## Start Data

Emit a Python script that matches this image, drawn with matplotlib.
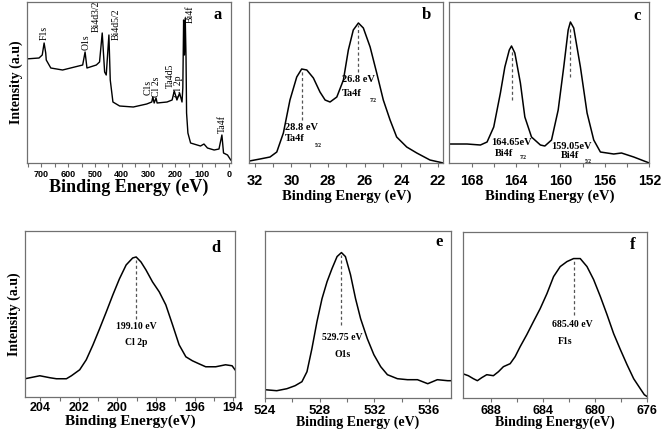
import matplotlib
matplotlib.use("Agg")
import matplotlib.pyplot as plt
import numpy as np

SERIF = "Liberation Serif"
SANS = "Liberation Sans"

# (a) survey spectrum, binding energy (eV) vs intensity (arb.)
survey_e = [760, 709, 697, 690, 684, 682, 665, 621, 546, 537, 530, 495, 483, 473, 464,
            458, 448, 443, 433, 408, 357, 307, 288, 284, 279, 272, 268, 231, 212, 204,
            194, 184, 175, 172, 169, 166, 163, 160, 158, 153, 143, 106, 93, 80, 55, 37,
            26, 20, 5, -7]
survey_i = [104, 105, 108, 120, 110, 103, 95, 93, 98, 111, 95, 98, 101, 130, 91,
            88, 128, 83, 61, 57, 56, 59, 61, 66, 60, 65, 60, 61, 63, 72,
            63, 70, 61, 75, 143, 108, 145, 105, 50, 30, 20, 17, 19, 15, 13, 14,
            28, 10, 8, 3]
survey_labels = ["F1s", "O1s", "Bi4d3/2", "Bi4d5/2", "C1s", "Cl 2s", "Ta4d5", "Cl 2p", "Ta4f"]
survey_label_e = [690, 533, 495, 420, 302, 272, 219, 189, 24]
survey_label_i = [123, 113, 131, 123, 68, 66, 75, 66, 30]

# (b) Ta4f
ta_e = [32.3, 31.72, 31.17, 30.80, 30.44, 30.08, 29.71, 29.44, 29.16, 28.80, 28.44, 28.16,
        27.89, 27.52, 27.16, 26.89, 26.62, 26.34, 26.07, 25.70, 25.34, 24.98, 24.61, 24.25,
        23.70, 23.15, 22.43, 21.70]
ta_i = [2, 4, 6, 11, 30, 63, 86, 94, 93, 85, 71, 63,
        61, 66, 83, 113, 133, 140, 135, 116, 90, 63, 43, 26,
        16, 10, 3, 0]

# (c) Bi4f
bi_e = [170.0, 168.4, 167.2, 166.6, 166.0, 165.4, 165.0, 164.6, 164.4, 164.1, 163.6, 163.2,
        162.6, 161.8, 161.4, 160.8, 160.2, 159.7, 159.3, 159.1, 158.8, 158.2, 157.6, 157.0,
        156.4, 155.2, 154.5, 153.4, 152.0]
bi_i = [19, 19, 18, 21, 36, 70, 96, 113, 117, 110, 80, 46,
        26, 18, 17, 23, 53, 96, 133, 141, 135, 96, 50, 23,
        11, 9, 10, 6, 0]

# (d) Cl 2p
cl_e = [204.8, 204.03, 203.5, 203.17, 202.65, 202.39, 201.96, 201.62, 201.27, 200.93, 200.58,
        200.24, 199.9, 199.55, 199.21, 199.03, 198.78, 198.52, 198.18, 197.83, 197.49, 197.14,
        196.8, 196.45, 196.11, 195.77, 195.42, 194.9, 194.39, 194.05, 193.9]
cl_i = [18, 21, 19, 18, 18, 21, 27, 37, 52, 68, 85,
        102, 118, 132, 139, 140, 135, 127, 115, 105, 92, 72,
        52, 40, 36, 33, 30, 30, 32, 31, 27]

# (e) O1s
o_e = [524.0, 524.86, 525.6, 526.2, 526.7, 527.07, 527.43, 527.8, 528.17, 528.54, 528.9,
       529.27, 529.59, 529.88, 530.25, 530.62, 530.99, 531.48, 531.96, 532.46, 532.95,
       533.68, 534.42, 535.15, 535.9, 536.6, 537.36, 537.6]
o_i = [8, 7, 9, 12, 16, 26, 49, 76, 99, 116, 129,
       141, 145, 141, 123, 99, 79, 59, 43, 31, 23,
       19, 18, 18, 14, 18, 17, 17]

# (f) F1s
f_e = [690.2, 689.77, 689.38, 689.07, 688.74, 688.35, 687.84, 687.45, 687.07, 686.55, 686.17,
       685.78, 685.27, 684.76, 684.24, 683.72, 683.21, 682.7, 682.18, 681.67, 681.16, 680.64,
       680.13, 679.61, 679.1, 678.59, 678.07, 677.56, 677.05, 676.54, 676.23, 676.0]
f_i = [24, 22, 19, 17, 20, 23, 22, 26, 31, 34, 41,
       51, 63, 76, 89, 104, 121, 131, 136, 139, 139, 131,
       118, 101, 83, 64, 48, 33, 19, 9, 3, 1]

FRAME = "#707070"


def style_axes(ax, xlim, ylim, major, tick_size, xlabel, xlabel_size, letter, letter_pos,
               labelpad=1, tickpad=2):
    ax.set_xlim(*xlim)
    ax.set_ylim(*ylim)
    ax.set_yticks([])
    ax.set_xticks(major)
    mids = [(a + b) / 2 for a, b in zip(major[:-1], major[1:])]
    ax.set_xticks(mids, minor=True)
    ax.tick_params(axis="x", which="both", direction="out", length=3, width=0.8,
                   color=FRAME, pad=tickpad)
    for lab in ax.get_xticklabels():
        lab.set_fontfamily(SANS)
        lab.set_fontweight("bold")
        lab.set_fontsize(tick_size)
    for sp in ax.spines.values():
        sp.set_color(FRAME)
        sp.set_linewidth(0.9)
    ax.set_xlabel(xlabel, fontfamily=SERIF, fontweight="bold", fontsize=xlabel_size,
                  labelpad=labelpad)
    ax.text(letter_pos[0], letter_pos[1], letter, transform=ax.transAxes, fontfamily=SERIF,
            fontweight="bold", fontsize=12, ha="center", va="center")


def peak_note(ax, e, top, bottom, value, value_xy, name, name_xy, sub=None, sub_xy=None,
              size=7.5, ha="center", name_ha=None):
    ax.plot([e, e], [bottom, top], ls=(0, (2.5, 2)), color="#555555", lw=0.9)
    ax.text(value_xy[0], value_xy[1], value, fontfamily=SERIF, fontweight="bold",
            fontsize=size, ha=ha, va="center")
    ax.text(name_xy[0], name_xy[1], name, fontfamily=SERIF, fontweight="bold",
            fontsize=size, ha=name_ha or ha, va="center")
    if sub:
        ax.text(sub_xy[0], sub_xy[1], sub, fontfamily=SERIF, fontweight="bold",
                fontsize=4, ha="left", va="center")


fig = plt.figure(figsize=(6.61, 4.34), dpi=100)

# (a)
ax = fig.add_axes([0.0404, 0.6244, 0.3091, 0.371])
ax.plot(survey_e, survey_i, color="black", lw=1.0)
style_axes(ax, (755, -8), (0, 161), list(range(700, -1, -100)), 6.5,
           "Binding Energy (eV)", 13, "a", (0.935, 0.92), labelpad=0)
ax.set_xticks(list(range(750, -1, -100)), minor=True)
ax.set_ylabel("Intensity (a.u)", fontfamily=SERIF, fontweight="bold", fontsize=10, labelpad=3)
for name, e, i in zip(survey_labels, survey_label_e, survey_label_i):
    ax.text(e, i, name, rotation=90, fontfamily=SERIF, fontsize=7, ha="center", va="bottom")
ax.text(143, 158, "Bi4f", rotation=90, fontfamily=SERIF, fontsize=7, ha="center", va="top")

# (b)
ax = fig.add_axes([0.3772, 0.6244, 0.2935, 0.371])
ax.plot(ta_e, ta_i, color="black", lw=1.1)
style_axes(ax, (32.3, 21.7), (0, 161), [32, 30, 28, 26, 24, 22], 10.5,
           "Binding Energy (eV)", 10.5, "b", (0.914, 0.92), labelpad=1, tickpad=5)
peak_note(ax, 29.4, 93, 43, "28.8 eV", (30.35, 36), "Ta4f", (30.35, 25), "5/2", (28.7, 18),
          size=7.5, ha="left")
peak_note(ax, 26.34, 138, 91, "26.8 eV", (27.25, 84), "Ta4f", (27.25, 70), "7/2", (25.75, 63),
          size=7.5, ha="left")

# (c)
ax = fig.add_axes([0.6797, 0.6244, 0.3026, 0.371])
ax.plot(bi_e, bi_i, color="black", lw=1.1)
style_axes(ax, (170, 152), (0, 161), [168, 164, 160, 156, 152], 10,
           "Binding Energy (eV)", 10.5, "c", (0.937, 0.91), labelpad=1, tickpad=5)
peak_note(ax, 164.4, 113, 63, "164.65eV", (164.4, 21), "Bi4f", (165.9, 10), "7/2", (163.7, 6),
          size=7.5, name_ha="left")
peak_note(ax, 159.1, 136, 86, "159.05eV", (159.0, 17), "Bi4f", (160.0, 8), "5/2", (157.8, 2),
          size=7.5, name_ha="left")

# (d)
ax = fig.add_axes([0.0378, 0.0859, 0.3177, 0.3818])
ax.plot(cl_e, cl_i, color="black", lw=1.1)
style_axes(ax, (204.8, 193.9), (0, 166), [204, 202, 200, 198, 196, 194], 9,
           "Binding Energy(eV)", 11, "d", (0.907, 0.896), labelpad=0, tickpad=1)
ax.set_ylabel("Intensity (a.u)", fontfamily=SERIF, fontweight="bold", fontsize=10, labelpad=3)
peak_note(ax, 199.03, 137, 78, "199.10 eV", (199.03, 70), "Cl 2p", (199.03, 54), size=7)

# (e)
ax = fig.add_axes([0.4009, 0.0836, 0.2814, 0.3852])
ax.plot(o_e, o_i, color="black", lw=1.1)
style_axes(ax, (524, 537.6), (0, 167), [524, 528, 532, 536], 9.5,
           "Binding Energy (eV)", 10, "e", (0.937, 0.93), labelpad=-1)
peak_note(ax, 529.59, 143, 73, "529.75 eV", (529.64, 60), "O1s", (529.64, 43), size=7)

# (f)
ax = fig.add_axes([0.7, 0.0836, 0.2793, 0.3829])
ax.plot(f_e, f_i, color="black", lw=1.1)
style_axes(ax, (690.2, 676), (0, 166), [688, 684, 680, 676], 9,
           "Binding Energy(eV)", 10, "f", (0.92, 0.916), labelpad=-1)
peak_note(ax, 681.62, 138, 83, "685.40 eV", (681.8, 73), "F1s", (682.3, 56), size=7)

fig.savefig("out.png", dpi=100)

## End Data

• Objective
Reproduce the material above exactly, first line through the line that contains "16, 10, 3, 0]", minus the pictures.

• Exercise solution
Emit a Python script that matches this image, drawn with matplotlib.
import matplotlib
matplotlib.use("Agg")
import matplotlib.pyplot as plt
import numpy as np

SERIF = "Liberation Serif"
SANS = "Liberation Sans"

# (a) survey spectrum, binding energy (eV) vs intensity (arb.)
survey_e = [760, 709, 697, 690, 684, 682, 665, 621, 546, 537, 530, 495, 483, 473, 464,
            458, 448, 443, 433, 408, 357, 307, 288, 284, 279, 272, 268, 231, 212, 204,
            194, 184, 175, 172, 169, 166, 163, 160, 158, 153, 143, 106, 93, 80, 55, 37,
            26, 20, 5, -7]
survey_i = [104, 105, 108, 120, 110, 103, 95, 93, 98, 111, 95, 98, 101, 130, 91,
            88, 128, 83, 61, 57, 56, 59, 61, 66, 60, 65, 60, 61, 63, 72,
            63, 70, 61, 75, 143, 108, 145, 105, 50, 30, 20, 17, 19, 15, 13, 14,
            28, 10, 8, 3]
survey_labels = ["F1s", "O1s", "Bi4d3/2", "Bi4d5/2", "C1s", "Cl 2s", "Ta4d5", "Cl 2p", "Ta4f"]
survey_label_e = [690, 533, 495, 420, 302, 272, 219, 189, 24]
survey_label_i = [123, 113, 131, 123, 68, 66, 75, 66, 30]

# (b) Ta4f
ta_e = [32.3, 31.72, 31.17, 30.80, 30.44, 30.08, 29.71, 29.44, 29.16, 28.80, 28.44, 28.16,
        27.89, 27.52, 27.16, 26.89, 26.62, 26.34, 26.07, 25.70, 25.34, 24.98, 24.61, 24.25,
        23.70, 23.15, 22.43, 21.70]
ta_i = [2, 4, 6, 11, 30, 63, 86, 94, 93, 85, 71, 63,
        61, 66, 83, 113, 133, 140, 135, 116, 90, 63, 43, 26,
        16, 10, 3, 0]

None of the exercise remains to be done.